For most investors, the straight bond ladder provides diversification, periodic income and flexibility to their portfolio strategies. For those with unique situations or who want to structure their portfolios for specific interest rate scenarios, they may want to explore some of the alternatives to conventional bonds. Having a conversation with your advisor can help you further understand these alternatives and whether or not they are suitable options for your fixed-income portfolios.



1 Economic News Release: Consumer Price Index Summary. Bureau of Labor Statistics, Feb. 15, 2017
2 “A Guide to Understanding Floating-Rate Securities.” Raymond James.
3 “Survivor’s Options Bonds.” Janney Corporate Credit, February 2016.
4 Thangavelu, Poonkulali. “What are death puts and how do they work?”
5 “Survivor’s Options Bonds.” Janney Corporate Credit, February 2016.



Investing in fixed-income securities involves special risks, including credit risk, which is the risk of potential loss due to the inability to meet contractual debt obligations, and interest rate risk, which is the risk that an investment’s value will change due to a change in the level of interest rates. There is an inverse relationship between bond prices and interest rates specific to fixed-income securities.

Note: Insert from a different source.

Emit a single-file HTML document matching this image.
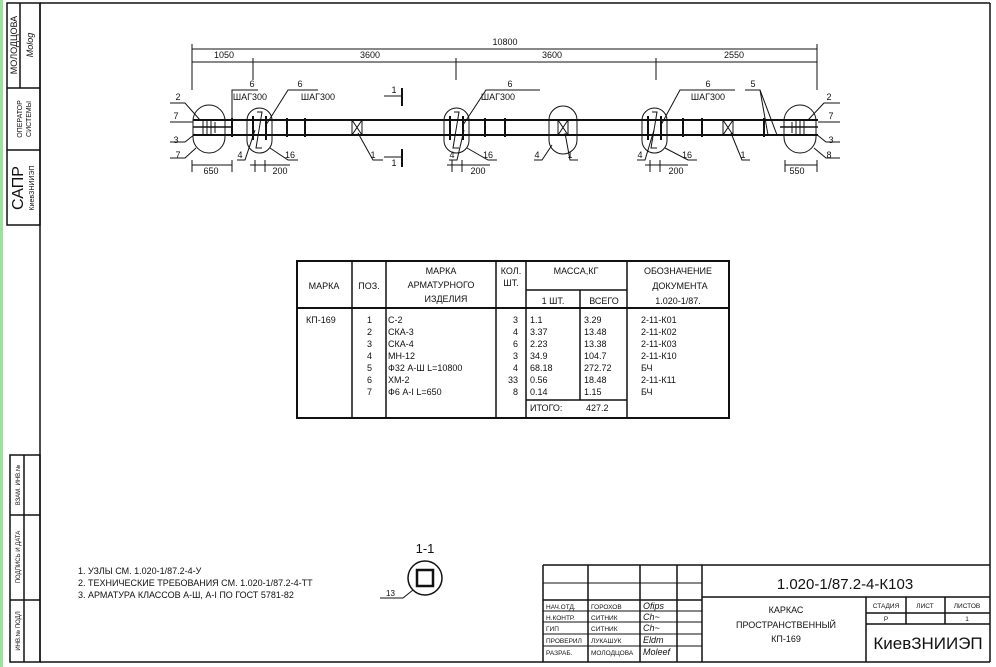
<!DOCTYPE html>
<html><head><meta charset="utf-8"><style>
html,body{margin:0;padding:0;background:#fff}
svg{display:block}
text{font-family:"Liberation Sans",sans-serif;fill:#111}
</style></head><body>
<svg width="996" height="667" viewBox="0 0 996 667" xmlns="http://www.w3.org/2000/svg">
<rect width="996" height="667" fill="#fff"/>
<rect x="0" y="0" width="3" height="667" fill="#9be39b"/>
<g stroke="#111" fill="none" stroke-width="1.5">
<line x1="40" y1="3" x2="990" y2="3"/>
<line x1="40" y1="3" x2="40" y2="662"/>
<line x1="40" y1="662" x2="990" y2="662"/>
<line x1="990" y1="3" x2="990" y2="662"/>
<rect x="7" y="3" width="33" height="222"/>
<line x1="20" y1="3" x2="20" y2="88"/>
<line x1="7" y1="88" x2="40" y2="88"/>
<line x1="7" y1="150" x2="40" y2="150"/>
<rect x="10" y="455" width="30" height="207"/>
<line x1="24" y1="455" x2="24" y2="662"/>
<line x1="10" y1="515" x2="40" y2="515"/>
<line x1="10" y1="600" x2="40" y2="600"/>
</g>
<g font-size="8" text-anchor="middle">
<text transform="translate(17,45) rotate(-90)" font-size="9">МОЛОДЦОВА</text>
<text transform="translate(33,45) rotate(-90)" font-style="italic" font-size="9">Molog</text>
<text transform="translate(22,119) rotate(-90)" font-size="7">ОПЕРАТОР</text>
<text transform="translate(31,119) rotate(-90)" font-size="7">СИСТЕМЫ</text>
<text transform="translate(23,188) rotate(-90)" font-size="16">САПР</text>
<text transform="translate(34,188) rotate(-90)" font-size="7">КиевЗНИИЭП</text>
<text transform="translate(20,485) rotate(-90)" font-size="6">ВЗАМ. ИНВ.№</text>
<text transform="translate(20,557) rotate(-90)" font-size="6">ПОДПИСЬ И ДАТА</text>
<text transform="translate(20,631) rotate(-90)" font-size="6">ИНВ.№ ПОДЛ</text>
</g>

<g stroke="#111" fill="none" stroke-width="1">
<line x1="192" y1="49" x2="817" y2="49"/>
<line x1="192" y1="62" x2="817" y2="62"/>
<line x1="192" y1="44" x2="192" y2="90"/>
<line x1="817" y1="44" x2="817" y2="90"/>
<line x1="253" y1="58" x2="253" y2="80"/>
<line x1="456" y1="58" x2="456" y2="80"/>
<line x1="656" y1="58" x2="656" y2="80"/>
<line x1="193" y1="120" x2="818" y2="120" stroke-width="2"/>
<line x1="193" y1="135" x2="818" y2="135" stroke-width="2"/>
<line x1="193" y1="127" x2="232" y2="127" stroke-width="1.5"/>
<line x1="780" y1="127" x2="818" y2="127" stroke-width="1.5"/>
<rect x="193" y="105" width="32" height="48" rx="16"/>
<rect x="247" y="108" width="25" height="45" rx="12.5"/>
<rect x="444" y="108" width="25" height="45" rx="12.5"/>
<rect x="549" y="106" width="28" height="48" rx="14"/>
<rect x="642" y="108" width="25" height="45" rx="12.5"/>
<rect x="784" y="105" width="32" height="48" rx="16"/>
<g stroke-width="1">
<line x1="203" y1="120" x2="203" y2="135"/><line x1="207" y1="120" x2="207" y2="135"/><line x1="211" y1="120" x2="211" y2="135"/><line x1="215" y1="122" x2="215" y2="133"/>
<line x1="796" y1="120" x2="796" y2="135"/><line x1="800" y1="120" x2="800" y2="135"/><line x1="804" y1="120" x2="804" y2="135"/><line x1="792" y1="122" x2="792" y2="133"/>
</g>
<g stroke-width="2">
<line x1="232" y1="118" x2="232" y2="137"/>
<line x1="253" y1="116" x2="253" y2="140"/><line x1="266" y1="116" x2="266" y2="140"/>
<line x1="287" y1="118" x2="287" y2="137"/><line x1="305" y1="118" x2="305" y2="137"/>
<line x1="450" y1="116" x2="450" y2="140"/><line x1="463" y1="116" x2="463" y2="140"/>
<line x1="485" y1="118" x2="485" y2="137"/><line x1="505" y1="118" x2="505" y2="137"/>
<line x1="648" y1="116" x2="648" y2="140"/><line x1="661" y1="116" x2="661" y2="140"/>
<line x1="683" y1="118" x2="683" y2="137"/><line x1="702" y1="118" x2="702" y2="137"/>
<line x1="764" y1="118" x2="764" y2="137"/>
</g>
<polyline points="257,112 262,112 256,148 262,148"/>
<polyline points="454,112 459,112 453,148 459,148"/>
<polyline points="652,112 657,112 651,148 657,148"/>
<rect x="352" y="120" width="10" height="15"/><line x1="352" y1="120" x2="362" y2="135"/><line x1="362" y1="120" x2="352" y2="135"/>
<rect x="558" y="120" width="10" height="15"/><line x1="558" y1="120" x2="568" y2="135"/><line x1="568" y1="120" x2="558" y2="135"/>
<rect x="723" y="120" width="10" height="15"/><line x1="723" y1="120" x2="733" y2="135"/><line x1="733" y1="120" x2="723" y2="135"/>
<line x1="384" y1="96" x2="402" y2="96"/><line x1="402" y1="88" x2="402" y2="106" stroke-width="2"/>
<line x1="384" y1="157" x2="402" y2="157"/><line x1="402" y1="149" x2="402" y2="167" stroke-width="2"/>
<polyline points="232,118 232,90 258,90"/>
<polyline points="266,125 288,90 318,90"/>
<polyline points="463,125 486,90 540,90"/>
<polyline points="661,125 680,90 735,90"/>
<polyline points="745,90 760,90 777,135"/>
<line x1="760" y1="90" x2="768" y2="135"/>
<polyline points="170,103 185,103 200,120"/>
<polyline points="170,122 193,122"/>
<polyline points="170,142 185,142 195,134"/>
<polyline points="170,158 185,158 196,148"/>
<polyline points="840,103 824,103 808,120"/>
<polyline points="840,122 818,122"/>
<polyline points="840,142 826,142 816,134"/>
<polyline points="840,158 826,158 814,148"/>
<polyline points="237,160 245,160 255,130"/>
<polyline points="449,160 457,160 464,130"/>
<polyline points="534,160 542,160 552,145"/>
<polyline points="637,160 645,160 654,130"/>
<polyline points="298,160 288,160 270,148"/>
<polyline points="497,160 488,160 467,148"/>
<polyline points="697,160 688,160 665,148"/>
<polyline points="383,160 373,160 358,133"/>
<polyline points="578,160 570,160 565,133"/>
<polyline points="750,160 742,160 731,133"/>
<line x1="192" y1="165" x2="232" y2="165"/><line x1="192" y1="160" x2="192" y2="172"/><line x1="232" y1="160" x2="232" y2="172"/>
<line x1="250" y1="165" x2="290" y2="165"/><line x1="255" y1="160" x2="255" y2="172"/><line x1="265" y1="160" x2="265" y2="172"/>
<line x1="447" y1="165" x2="490" y2="165"/><line x1="452" y1="160" x2="452" y2="172"/><line x1="462" y1="160" x2="462" y2="172"/>
<line x1="645" y1="165" x2="688" y2="165"/><line x1="650" y1="160" x2="650" y2="172"/><line x1="660" y1="160" x2="660" y2="172"/>
<line x1="785" y1="165" x2="817" y2="165"/><line x1="785" y1="160" x2="785" y2="172"/><line x1="817" y1="160" x2="817" y2="172"/>
</g>
<g font-size="9" text-anchor="middle">
<text x="505" y="45">10800</text>
<text x="224" y="58">1050</text><text x="370" y="58">3600</text><text x="552" y="58">3600</text><text x="734" y="58">2550</text>
<text x="252" y="87">6</text><text x="250" y="100">ШАГ300</text>
<text x="300" y="87">6</text><text x="318" y="100">ШАГ300</text>
<text x="510" y="87">6</text><text x="498" y="100">ШАГ300</text>
<text x="708" y="87">6</text><text x="708" y="100">ШАГ300</text>
<text x="753" y="87">5</text>
<text x="394" y="93">1</text><text x="394" y="166">1</text>
<text x="178" y="100">2</text><text x="176" y="119">7</text><text x="176" y="143">3</text><text x="178" y="158">7</text>
<text x="829" y="100">2</text><text x="831" y="119">7</text><text x="831" y="143">3</text><text x="829" y="158">8</text>
<text x="240" y="158">4</text><text x="452" y="158">4</text><text x="537" y="158">4</text><text x="640" y="158">4</text>
<text x="290" y="158">16</text><text x="488" y="158">16</text><text x="687" y="158">16</text>
<text x="373" y="158">1</text><text x="570" y="158">1</text><text x="743" y="158">1</text>
<text x="211" y="174">650</text><text x="280" y="174">200</text><text x="478" y="174">200</text><text x="676" y="174">200</text><text x="797" y="174">550</text>
</g>

<g stroke="#111" fill="none" stroke-width="2">
<rect x="297" y="261" width="432" height="157"/>
<line x1="297" y1="308" x2="729" y2="308"/>
<g stroke-width="1.5">
<line x1="352" y1="261" x2="352" y2="418"/>
<line x1="386" y1="261" x2="386" y2="418"/>
<line x1="496" y1="261" x2="496" y2="418"/>
<line x1="526" y1="261" x2="526" y2="418"/>
<line x1="627" y1="261" x2="627" y2="418"/>
<line x1="526" y1="290" x2="627" y2="290"/>
<line x1="580" y1="290" x2="580" y2="400"/>
<line x1="526" y1="400" x2="627" y2="400"/>
</g>
</g>
<g font-size="9">
<g text-anchor="middle">
<text x="324" y="289">МАРКА</text><text x="369" y="289">ПОЗ.</text>
<text x="441" y="274">МАРКА</text><text x="441" y="288">АРМАТУРНОГО</text><text x="446" y="302">ИЗДЕЛИЯ</text>
<text x="511" y="274">КОЛ.</text><text x="511" y="286">ШТ.</text>
<text x="576" y="274">МАССА,КГ</text>
<text x="553" y="304">1 ШТ.</text><text x="604" y="304">ВСЕГО</text>
<text x="678" y="274">ОБОЗНАЧЕНИЕ</text><text x="680" y="289">ДОКУМЕНТА</text><text x="678" y="304">1.020-1/87.</text>
</g>
<text x="306" y="323">КП-169</text>
<g text-anchor="end">
<text x="372" y="323">1</text><text x="372" y="335">2</text><text x="372" y="347">3</text><text x="372" y="359">4</text><text x="372" y="371">5</text><text x="372" y="383">6</text><text x="372" y="395">7</text>
<text x="518" y="323">3</text><text x="518" y="335">4</text><text x="518" y="347">6</text><text x="518" y="359">3</text><text x="518" y="371">4</text><text x="518" y="383">33</text><text x="518" y="395">8</text>
</g>
<text x="388" y="323">С-2</text><text x="388" y="335">СКА-3</text><text x="388" y="347">СКА-4</text><text x="388" y="359">МН-12</text><text x="388" y="371">Ф32 А-Ш L=10800</text><text x="388" y="383">ХМ-2</text><text x="388" y="395">Ф6 А-I L=650</text>
<text x="530" y="323">1.1</text><text x="530" y="335">3.37</text><text x="530" y="347">2.23</text><text x="530" y="359">34.9</text><text x="530" y="371">68.18</text><text x="530" y="383">0.56</text><text x="530" y="395">0.14</text>
<text x="584" y="323">3.29</text><text x="584" y="335">13.48</text><text x="584" y="347">13.38</text><text x="584" y="359">104.7</text><text x="584" y="371">272.72</text><text x="584" y="383">18.48</text><text x="584" y="395">1.15</text>
<text x="530" y="411">ИТОГО:</text><text x="586" y="411">427.2</text>
<text x="641" y="323">2-11-К01</text><text x="641" y="335">2-11-К02</text><text x="641" y="347">2-11-К03</text><text x="641" y="359">2-11-К10</text><text x="641" y="371">БЧ</text><text x="641" y="383">2-11-К11</text><text x="641" y="395">БЧ</text>
</g>

<g font-size="9">
<text x="78" y="574">1. УЗЛЫ СМ. 1.020-1/87.2-4-У</text>
<text x="78" y="586">2. ТЕХНИЧЕСКИЕ ТРЕБОВАНИЯ СМ. 1.020-1/87.2-4-ТТ</text>
<text x="78" y="598">3. АРМАТУРА КЛАССОВ А-Ш, А-I ПО ГОСТ 5781-82</text>
</g>
<text x="425" y="553" font-size="13" text-anchor="middle">1-1</text>
<g stroke="#111" fill="none">
<circle cx="425" cy="578" r="17" stroke-width="1.5"/>
<rect x="417" y="570" width="16" height="16" stroke-width="2.5"/>
<polyline points="380,598 403,598 413,590" stroke-width="1"/>
</g>
<text x="386" y="596" font-size="8">13</text>

<g stroke="#111" fill="none" stroke-width="1.5">
<line x1="543" y1="565" x2="990" y2="565"/>
<line x1="543" y1="565" x2="543" y2="662"/>
<line x1="588" y1="565" x2="588" y2="662"/>
<line x1="640" y1="565" x2="640" y2="662"/>
<line x1="677" y1="565" x2="677" y2="662"/>
<line x1="702" y1="565" x2="702" y2="662"/>
<line x1="543" y1="583" x2="702" y2="583" stroke-width="1"/>
<line x1="543" y1="600" x2="702" y2="600"/>
<g stroke-width="1">
<line x1="543" y1="611" x2="702" y2="611"/>
<line x1="543" y1="622" x2="702" y2="622"/>
<line x1="543" y1="634" x2="702" y2="634"/>
<line x1="543" y1="646" x2="702" y2="646"/>
</g>
<line x1="702" y1="597" x2="990" y2="597"/>
<line x1="866" y1="597" x2="866" y2="662"/>
<line x1="866" y1="613" x2="990" y2="613"/>
<line x1="866" y1="624" x2="990" y2="624"/>
<line x1="906" y1="597" x2="906" y2="624"/>
<line x1="945" y1="597" x2="945" y2="624"/>
</g>
<g font-size="6.5">
<text x="546" y="609">НАЧ.ОТД.</text><text x="591" y="609">ГОРОХОВ</text>
<text x="546" y="620">Н.КОНТР.</text><text x="591" y="620">СИТНИК</text>
<text x="546" y="631">ГИП</text><text x="591" y="631">СИТНИК</text>
<text x="546" y="643">ПРОВЕРИЛ</text><text x="591" y="643">ЛУКАШУК</text>
<text x="546" y="655">РАЗРАБ.</text><text x="591" y="655">МОЛОДЦОВА</text>
</g>
<g font-size="9" font-style="italic" fill="#111">
<text x="643" y="609">Ofips</text><text x="643" y="620">Ch~</text><text x="643" y="631">Ch~</text><text x="643" y="643">Eldm</text><text x="643" y="655">Moleef</text>
</g>
<text x="845" y="589" font-size="15" text-anchor="middle">1.020-1/87.2-4-К103</text>
<g font-size="9" text-anchor="middle">
<text x="786" y="613">КАРКАС</text>
<text x="786" y="628">ПРОСТРАНСТВЕННЫЙ</text>
<text x="786" y="642">КП-169</text>
</g>
<g font-size="6.5" text-anchor="middle">
<text x="886" y="608">СТАДИЯ</text><text x="925" y="608">ЛИСТ</text><text x="967" y="608">ЛИСТОВ</text>
<text x="886" y="621">Р</text><text x="967" y="621">1</text>
</g>
<text x="928" y="649" font-size="17" text-anchor="middle">КиевЗНИИЭП</text>
</svg>
</body></html>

As interest rates rise, bond prices fall, and conversely, as interest rates fall, bond prices rise.

Asset allocation/diversification of your overall investment portfolio does not assure a profit or protect against a loss in declining markets. Investing in a non-diversified fund that concentrates holdings into fewer securities or industries involves greater risk than investing in a more diversified fund.

All opinions expressed and data provided are subject to change without notice.

Some of these opinions may not be appropriate to every investor.

Index performance does not reflect the deduction of any investment-related fees and expenses. It is not possible to invest directly in an index.